### TASK DESCRIPTION
Output each line of the material exactly as it stands.

### GIVEN DATA
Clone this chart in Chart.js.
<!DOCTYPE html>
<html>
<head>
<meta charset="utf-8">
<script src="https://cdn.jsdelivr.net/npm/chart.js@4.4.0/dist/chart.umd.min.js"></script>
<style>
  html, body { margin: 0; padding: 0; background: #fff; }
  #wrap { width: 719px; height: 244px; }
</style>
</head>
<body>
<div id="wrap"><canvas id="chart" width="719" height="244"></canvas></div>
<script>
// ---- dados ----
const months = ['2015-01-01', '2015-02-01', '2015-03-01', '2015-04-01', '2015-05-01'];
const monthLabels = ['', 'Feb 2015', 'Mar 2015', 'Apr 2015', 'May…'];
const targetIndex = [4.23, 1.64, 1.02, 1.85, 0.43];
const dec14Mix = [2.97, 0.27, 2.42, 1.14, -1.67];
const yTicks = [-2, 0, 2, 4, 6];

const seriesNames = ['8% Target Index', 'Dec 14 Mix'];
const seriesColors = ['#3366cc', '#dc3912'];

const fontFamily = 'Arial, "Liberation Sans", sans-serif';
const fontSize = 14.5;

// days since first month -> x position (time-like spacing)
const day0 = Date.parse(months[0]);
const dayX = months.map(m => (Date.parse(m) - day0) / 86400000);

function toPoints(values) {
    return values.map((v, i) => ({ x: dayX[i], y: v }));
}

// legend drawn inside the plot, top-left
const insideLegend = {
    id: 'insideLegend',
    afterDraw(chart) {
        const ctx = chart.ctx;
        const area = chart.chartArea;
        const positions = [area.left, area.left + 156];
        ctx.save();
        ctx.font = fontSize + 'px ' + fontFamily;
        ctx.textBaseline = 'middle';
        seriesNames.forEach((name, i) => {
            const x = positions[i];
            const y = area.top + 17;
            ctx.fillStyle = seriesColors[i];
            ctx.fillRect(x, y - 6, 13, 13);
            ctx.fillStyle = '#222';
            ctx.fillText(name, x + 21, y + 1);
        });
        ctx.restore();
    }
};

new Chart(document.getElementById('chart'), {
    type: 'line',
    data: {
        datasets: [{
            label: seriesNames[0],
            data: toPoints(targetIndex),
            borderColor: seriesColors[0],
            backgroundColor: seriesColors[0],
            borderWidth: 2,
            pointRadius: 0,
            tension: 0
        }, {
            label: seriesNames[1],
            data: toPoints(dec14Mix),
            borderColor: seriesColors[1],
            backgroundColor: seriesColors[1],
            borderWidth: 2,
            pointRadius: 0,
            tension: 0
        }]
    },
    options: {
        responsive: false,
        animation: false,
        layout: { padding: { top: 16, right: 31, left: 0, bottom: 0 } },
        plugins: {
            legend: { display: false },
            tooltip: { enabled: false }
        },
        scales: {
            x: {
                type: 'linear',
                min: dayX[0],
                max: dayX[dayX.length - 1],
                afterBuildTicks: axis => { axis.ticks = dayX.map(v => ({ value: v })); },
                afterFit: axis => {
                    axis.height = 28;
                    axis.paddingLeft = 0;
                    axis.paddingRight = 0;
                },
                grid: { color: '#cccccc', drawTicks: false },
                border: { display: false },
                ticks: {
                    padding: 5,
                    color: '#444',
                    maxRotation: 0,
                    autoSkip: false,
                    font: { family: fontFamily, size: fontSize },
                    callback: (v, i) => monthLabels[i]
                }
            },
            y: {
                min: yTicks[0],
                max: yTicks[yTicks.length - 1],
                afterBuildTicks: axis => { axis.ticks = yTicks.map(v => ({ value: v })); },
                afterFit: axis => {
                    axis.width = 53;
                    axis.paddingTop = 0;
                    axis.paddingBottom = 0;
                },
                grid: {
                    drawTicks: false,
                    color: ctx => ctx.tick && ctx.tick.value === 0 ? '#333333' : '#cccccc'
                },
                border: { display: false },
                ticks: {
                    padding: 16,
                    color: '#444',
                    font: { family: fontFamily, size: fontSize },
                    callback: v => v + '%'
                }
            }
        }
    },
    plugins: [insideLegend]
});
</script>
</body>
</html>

### RESULT OF THIS TASK
Clone this chart in Chart.js.
<!DOCTYPE html>
<html>
<head>
<meta charset="utf-8">
<script src="https://cdn.jsdelivr.net/npm/chart.js@4.4.0/dist/chart.umd.min.js"></script>
<style>
  html, body { margin: 0; padding: 0; background: #fff; }
  #wrap { width: 719px; height: 244px; }
</style>
</head>
<body>
<div id="wrap"><canvas id="chart" width="719" height="244"></canvas></div>
<script>
// ---- dados ----
const months = ['2015-01-01', '2015-02-01', '2015-03-01', '2015-04-01', '2015-05-01'];
const monthLabels = ['', 'Feb 2015', 'Mar 2015', 'Apr 2015', 'May…'];
const targetIndex = [4.23, 1.64, 1.02, 1.85, 0.43];
const dec14Mix = [2.97, 0.27, 2.42, 1.14, -1.67];
const yTicks = [-2, 0, 2, 4, 6];

const seriesNames = ['8% Target Index', 'Dec 14 Mix'];
const seriesColors = ['#3366cc', '#dc3912'];

const fontFamily = 'Arial, "Liberation Sans", sans-serif';
const fontSize = 14.5;

// days since first month -> x position (time-like spacing)
const day0 = Date.parse(months[0]);
const dayX = months.map(m => (Date.parse(m) - day0) / 86400000);

function toPoints(values) {
    return values.map((v, i) => ({ x: dayX[i], y: v }));
}

// legend drawn inside the plot, top-left
const insideLegend = {
    id: 'insideLegend',
    afterDraw(chart) {
        const ctx = chart.ctx;
        const area = chart.chartArea;
        const positions = [area.left, area.left + 156];
        ctx.save();
        ctx.font = fontSize + 'px ' + fontFamily;
        ctx.textBaseline = 'middle';
        seriesNames.forEach((name, i) => {
            const x = positions[i];
            const y = area.top + 17;
            ctx.fillStyle = seriesColors[i];
            ctx.fillRect(x, y - 6, 13, 13);
            ctx.fillStyle = '#222';
            ctx.fillText(name, x + 21, y + 1);
        });
        ctx.restore();
    }
};

new Chart(document.getElementById('chart'), {
    type: 'line',
    data: {
        datasets: [{
            label: seriesNames[0],
            data: toPoints(targetIndex),
            borderColor: seriesColors[0],
            backgroundColor: seriesColors[0],
            borderWidth: 2,
            pointRadius: 0,
            tension: 0
        }, {
            label: seriesNames[1],
            data: toPoints(dec14Mix),
            borderColor: seriesColors[1],
            backgroundColor: seriesColors[1],
            borderWidth: 2,
            pointRadius: 0,
            tension: 0
        }]
    },
    options: {
        responsive: false,
        animation: false,
        layout: { padding: { top: 16, right: 31, left: 0, bottom: 0 } },
        plugins: {
            legend: { display: false },
            tooltip: { enabled: false }
        },
        scales: {
            x: {
                type: 'linear',
                min: dayX[0],
                max: dayX[dayX.length - 1],
                afterBuildTicks: axis => { axis.ticks = dayX.map(v => ({ value: v })); },
                afterFit: axis => {
                    axis.height = 28;
                    axis.paddingLeft = 0;
                    axis.paddingRight = 0;
                },
                grid: { color: '#cccccc', drawTicks: false },
                border: { display: false },
                ticks: {
                    padding: 5,
                    color: '#444',
                    maxRotation: 0,
                    autoSkip: false,
                    font: { family: fontFamily, size: fontSize },
                    callback: (v, i) => monthLabels[i]
                }
            },
            y: {
                min: yTicks[0],
                max: yTicks[yTicks.length - 1],
                afterBuildTicks: axis => { axis.ticks = yTicks.map(v => ({ value: v })); },
                afterFit: axis => {
                    axis.width = 53;
                    axis.paddingTop = 0;
                    axis.paddingBottom = 0;
                },
                grid: {
                    drawTicks: false,
                    color: ctx => ctx.tick && ctx.tick.value === 0 ? '#333333' : '#cccccc'
                },
                border: { display: false },
                ticks: {
                    padding: 16,
                    color: '#444',
                    font: { family: fontFamily, size: fontSize },
                    callback: v => v + '%'
                }
            }
        }
    },
    plugins: [insideLegend]
});
</script>
</body>
</html>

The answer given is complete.